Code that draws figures
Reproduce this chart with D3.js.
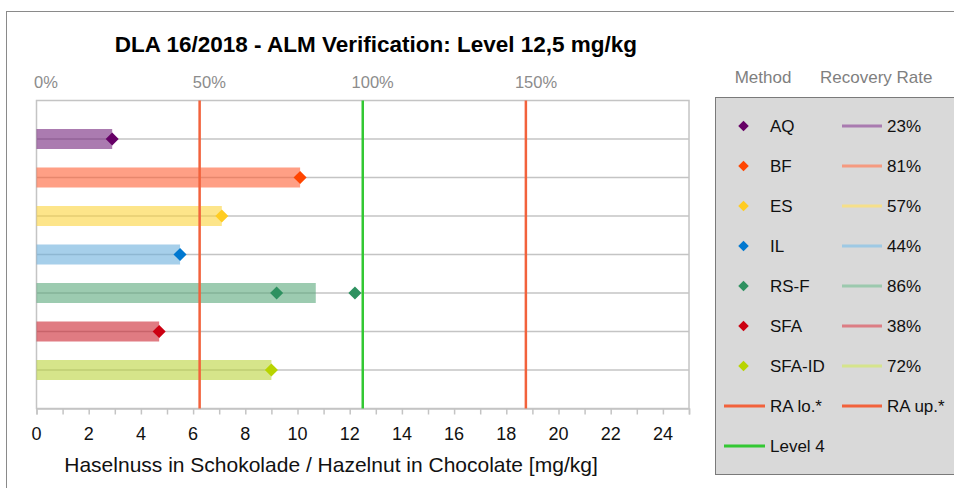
<!DOCTYPE html>
<html><head><meta charset="utf-8">
<script src="https://cdn.jsdelivr.net/npm/d3@7"></script>
<style>body{margin:0;background:#fff}svg{display:block;font-family:Arial,"Liberation Sans",sans-serif}</style>
</head><body><svg id="c" width="954" height="488"></svg>
<script>
const methods = ["AQ","BF","ES","IL","RS-F","SFA","SFA-ID"];
const meanValues = [2.9,10.1,7.1,5.5,10.7,4.7,9.0];
const results = [[2.9],[10.1],[7.1],[5.5],[9.2,12.2],[4.7],[9.0]];
const recoveryRates = ["23%","81%","57%","44%","86%","38%","72%"];
const markerColors = ["#660066","#ff4500","#ffcc22","#0078d0","#2e9160","#cc0011","#b8d400"];
const barColors = ["#73237b","#ff5f34","#fcd43c","#6bafdc","#5aa87b","#cb232f","#bbd43c"];
const legendLineColors = ["#a97bb0","#f59a80","#f5df8a","#9ec9e4","#9cc9ae","#dc7d84","#d5e48c"];
const level = 12.5, raLo = 6.25, raUp = 18.75;
const xTicks = d3.range(0,26,1);
const xLabels = d3.range(0,25,2);
const pctTicks = [0,50,100,150];

const svg = d3.select("#c");
// outer frame
svg.append("rect").attr("x",6.5).attr("y",11.5).attr("width",1000).attr("height",600)
  .attr("fill","#fff").attr("stroke","#8a8a8a").attr("stroke-width",1);

const x = d3.scaleLinear().domain([0,25]).range([36.5,689]);
const y = d3.scaleLinear().domain([0,8]).range([100.5,408.5]);
const xp = d3.scaleLinear().domain([0,150]).range([46,536]);

svg.append("text").attr("x",376).attr("y",52).attr("text-anchor","middle")
  .attr("font-size",22.5).attr("font-weight","bold").attr("fill","#000")
  .text("DLA 16/2018 - ALM Verification: Level 12,5 mg/kg");

// top percentage labels
svg.append("g").selectAll("text").data(pctTicks).join("text")
  .attr("x",d=>xp(d)).attr("y",88).attr("text-anchor","middle")
  .attr("font-size",16.5).attr("fill","#8c8c8c").text(d=>d+"%");

// plot border
svg.append("rect").attr("x",x(0)).attr("y",y(0)).attr("width",x(25)-x(0)).attr("height",y(8)-y(0))
  .attr("fill","none").attr("stroke","#c4c4c4").attr("stroke-width",1.5);

// gridlines
svg.append("g").selectAll("line").data(d3.range(1,8)).join("line")
  .attr("x1",x(0)).attr("x2",x(25)).attr("y1",d=>y(d)).attr("y2",d=>y(d))
  .attr("stroke","#c4c4c4").attr("stroke-width",1.5);

// x axis
const xAxis = d3.axisBottom(x).tickValues(xTicks).tickSize(6).tickFormat("");
const ga = svg.append("g").attr("transform",`translate(0,${y(8)})`).call(xAxis);
ga.select(".domain").attr("stroke","#c4c4c4").attr("stroke-width",1.5);
ga.selectAll(".tick line").attr("stroke","#c4c4c4").attr("stroke-width",1.5);
svg.append("g").selectAll("text").data(xLabels).join("text")
  .attr("x",d=>x(d)).attr("y",440).attr("text-anchor","middle")
  .attr("font-size",18).attr("fill","#111").text(d=>d);

svg.append("text").attr("x",331).attr("y",472).attr("text-anchor","middle")
  .attr("font-size",21).attr("fill","#111")
  .text("Haselnuss in Schokolade / Hazelnut in Chocolate [mg/kg]");

// bars
svg.append("g").selectAll("rect").data(methods).join("rect")
  .attr("x",x(0)).attr("y",(d,i)=>y(i+1)-10).attr("height",20)
  .attr("width",(d,i)=>x(meanValues[i])-x(0))
  .attr("fill",(d,i)=>barColors[i]).attr("fill-opacity",0.6);

// reference lines
const refs = [{v:raLo,c:"#f2623c"},{v:level,c:"#33c833"},{v:raUp,c:"#f2623c"}];
svg.append("g").selectAll("line").data(refs).join("line")
  .attr("x1",d=>x(d.v)).attr("x2",d=>x(d.v)).attr("y1",y(0)).attr("y2",y(8))
  .attr("stroke",d=>d.c).attr("stroke-width",2.5);

// markers
const pts = [];
results.forEach((arr,i)=>arr.forEach(v=>pts.push({i,v})));
const diamond = d3.symbol().type(d3.symbolSquare).size(85);
svg.append("g").selectAll("path").data(pts).join("path")
  .attr("d",diamond)
  .attr("transform",d=>`translate(${x(d.v)},${y(d.i+1)}) rotate(45)`)
  .attr("fill",d=>markerColors[d.i]);

// legend
svg.append("text").attr("x",763).attr("y",83).attr("text-anchor","middle")
  .attr("font-size",17).attr("fill","#7f7f7f").text("Method");
svg.append("text").attr("x",820).attr("y",83)
  .attr("font-size",17).attr("fill","#7f7f7f").text("Recovery Rate");
svg.append("rect").attr("x",715.5).attr("y",97.5).attr("width",300).attr("height",377)
  .attr("fill","#d9d9d9").attr("stroke","#7a7a7a").attr("stroke-width",1);
const rowY = i => 126 + i*40;
const lg = svg.append("g").selectAll("g").data(methods).join("g")
  .attr("transform",(d,i)=>`translate(0,${rowY(i)})`);
lg.append("path").attr("d",d3.symbol().type(d3.symbolSquare).size(55))
  .attr("transform","translate(743.5,0) rotate(45)").attr("fill",(d,i)=>markerColors[i]);
lg.append("text").attr("x",770).attr("y",6).attr("font-size",17).attr("fill","#111").text(d=>d);
lg.append("line").attr("x1",842).attr("x2",882).attr("y1",0).attr("y2",0)
  .attr("stroke",(d,i)=>legendLineColors[i]).attr("stroke-width",3);
lg.append("text").attr("x",887).attr("y",6).attr("font-size",17).attr("fill","#111").text((d,i)=>recoveryRates[i]);

const extra = [
  {x1:724,x2:765,tx:770,y:rowY(7),c:"#f2623c",t:"RA lo.*"},
  {x1:842,x2:882,tx:887,y:rowY(7),c:"#f2623c",t:"RA up.*"},
  {x1:724,x2:765,tx:770,y:rowY(8),c:"#33c833",t:"Level 4"}
];
const eg = svg.append("g").selectAll("g").data(extra).join("g");
eg.append("line").attr("x1",d=>d.x1).attr("x2",d=>d.x2).attr("y1",d=>d.y).attr("y2",d=>d.y)
  .attr("stroke",d=>d.c).attr("stroke-width",3);
eg.append("text").attr("x",d=>d.tx).attr("y",d=>d.y+6).attr("font-size",17).attr("fill","#111").text(d=>d.t);
</script></body></html>
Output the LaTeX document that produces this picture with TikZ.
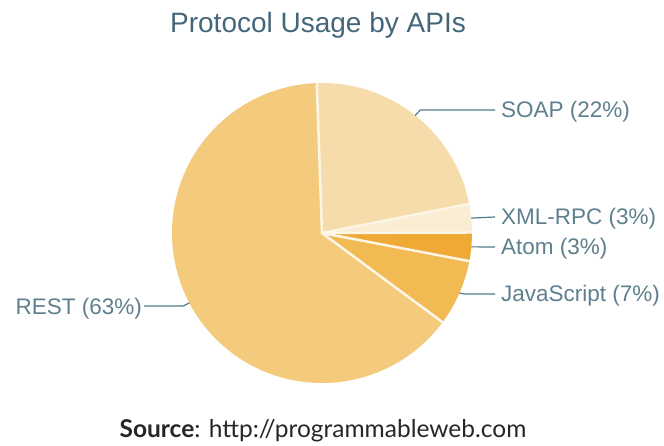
\documentclass[tikz,border=0pt]{standalone}
\usepackage{fontspec}
\setmainfont{Liberation Sans}
\newfontfamily\srcfont{Lato}
\usepackage{tikz}
\usetikzlibrary{calc}
\definecolor{restcol}{HTML}{F4CB7D}
\definecolor{soapcol}{HTML}{F6DCAA}
\definecolor{xmlcol}{HTML}{F9EDD3}
\definecolor{atomcol}{HTML}{EFA935}
\definecolor{jscol}{HTML}{F1BA52}
\definecolor{sepcol}{HTML}{FDF6E6}
\definecolor{leadcol}{HTML}{52798B}
\definecolor{labcol}{HTML}{5E7F8E}
\definecolor{titlecol}{HTML}{44667A}
\tikzset{
    sep/.style={draw=sepcol, line width=2.5pt, line cap=round},
    leader/.style={draw=leadcol, line width=1.2pt},
    pielabel/.style={text=labcol, font=\fontsize{22.5}{27}\selectfont, inner xsep=6pt, inner ysep=0pt, text height=16pt, text depth=0pt},
    titletext/.style={text=titlecol, font=\fontsize{28}{33}\selectfont, inner sep=0pt},
    srctext/.style={text=black!85, font=\srcfont\fontsize{24.5}{29}\selectfont, inner sep=0pt}
}

\begin{document}
\begin{tikzpicture}[x=1pt, y=1pt]
    \useasboundingbox (0,0) rectangle (664,445);
    \coordinate (C) at (322,212);
    % slices
    \fill[soapcol] (C) -- ($(C)+(92:150)$) arc[start angle=92, end angle=11.2, radius=150] -- cycle;
    \fill[xmlcol] (C) -- ($(C)+(11.2:150)$) arc[start angle=11.2, end angle=0.2, radius=150] -- cycle;
    \fill[atomcol] (C) -- ($(C)+(0.2:150)$) arc[start angle=0.2, end angle=-10.8, radius=150] -- cycle;
    \fill[jscol] (C) -- ($(C)+(-10.8:150)$) arc[start angle=-10.8, end angle=-36.5, radius=150] -- cycle;
    \fill[restcol] (C) -- ($(C)+(-36.5:150)$) arc[start angle=-36.5, end angle=-268, radius=150] -- cycle;
    \foreach \a in {92,11.2,0.2,-10.8,-36.5}
        \draw[sep] (C) -- ($(C)+(\a:150)$);
    % points on the rim
    \coordinate (soapPt) at ($(C)+(51.6:150)$);
    \coordinate (xmlPt) at ($(C)+(5.7:150)$);
    \coordinate (atomPt) at ($(C)+(-5.3:150)$);
    \coordinate (jsPt) at ($(C)+(-23.6:150)$);
    \coordinate (restPt) at ($(C)+(-152.2:150)$);
    % labels
    \node[titletext, anchor=base] (title) at (318,412) {Protocol Usage by APIs};
    \node[pielabel, anchor=west] (soap) at (495,335) {SOAP (22\%)};
    \node[pielabel, anchor=west] (xml) at (495,228) {XML-RPC (3\%)};
    \node[pielabel, anchor=west] (atom) at (495,198) {Atom (3\%)};
    \node[pielabel, anchor=west] (js) at (495,151) {JavaScript (7\%)};
    \node[pielabel, anchor=east, inner xsep=2pt] (rest) at (144,139) {REST (63\%)};
    \node[srctext, anchor=base] (src) at (323,8) {\textbf{Source}: http://programmableweb.com};
    % leaders
    \draw[leader] (soapPt) -- ([xshift=5pt]soapPt |- soap.west) -- (soap.west);
    \draw[leader] (xmlPt) -- (xml.west);
    \draw[leader] (atomPt) -- (atom.west);
    \draw[leader] (jsPt) -- ([xshift=5pt]jsPt |- js.west) -- (js.west);
    \draw[leader] (restPt) -- ([xshift=-6pt]restPt |- rest.east) -- (rest.east);
\end{tikzpicture}
\end{document}
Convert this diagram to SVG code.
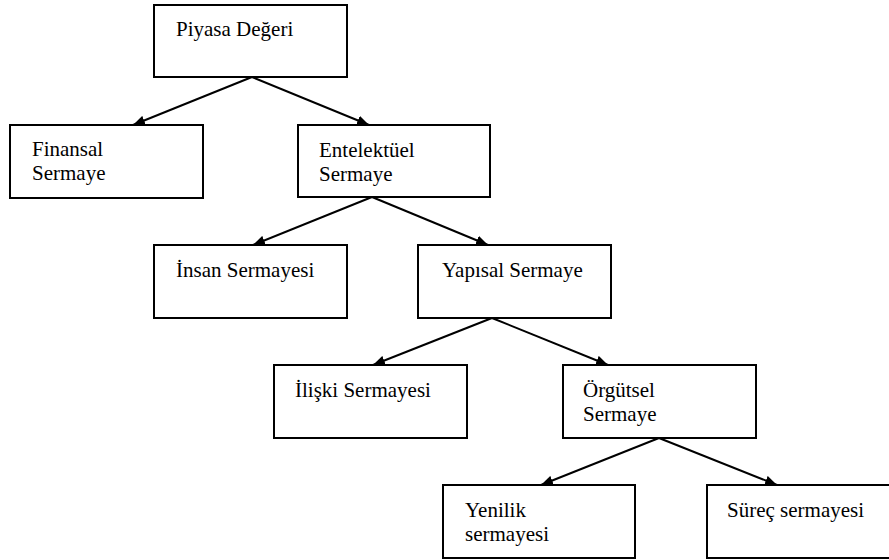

WORK REQUIRED →
Go back to the entries above and restate word for word every line from the first through the one that contains "const pctTicks = [0,50,100,150];", leaving the pictures behind.

FINISHED TASK →
Reproduce this chart with D3.js.
<!DOCTYPE html>
<html><head><meta charset="utf-8">
<script src="https://cdn.jsdelivr.net/npm/d3@7"></script>
<style>body{margin:0;background:#fff}svg{display:block;font-family:Arial,"Liberation Sans",sans-serif}</style>
</head><body><svg id="c" width="954" height="488"></svg>
<script>
const methods = ["AQ","BF","ES","IL","RS-F","SFA","SFA-ID"];
const meanValues = [2.9,10.1,7.1,5.5,10.7,4.7,9.0];
const results = [[2.9],[10.1],[7.1],[5.5],[9.2,12.2],[4.7],[9.0]];
const recoveryRates = ["23%","81%","57%","44%","86%","38%","72%"];
const markerColors = ["#660066","#ff4500","#ffcc22","#0078d0","#2e9160","#cc0011","#b8d400"];
const barColors = ["#73237b","#ff5f34","#fcd43c","#6bafdc","#5aa87b","#cb232f","#bbd43c"];
const legendLineColors = ["#a97bb0","#f59a80","#f5df8a","#9ec9e4","#9cc9ae","#dc7d84","#d5e48c"];
const level = 12.5, raLo = 6.25, raUp = 18.75;
const xTicks = d3.range(0,26,1);
const xLabels = d3.range(0,25,2);
const pctTicks = [0,50,100,150];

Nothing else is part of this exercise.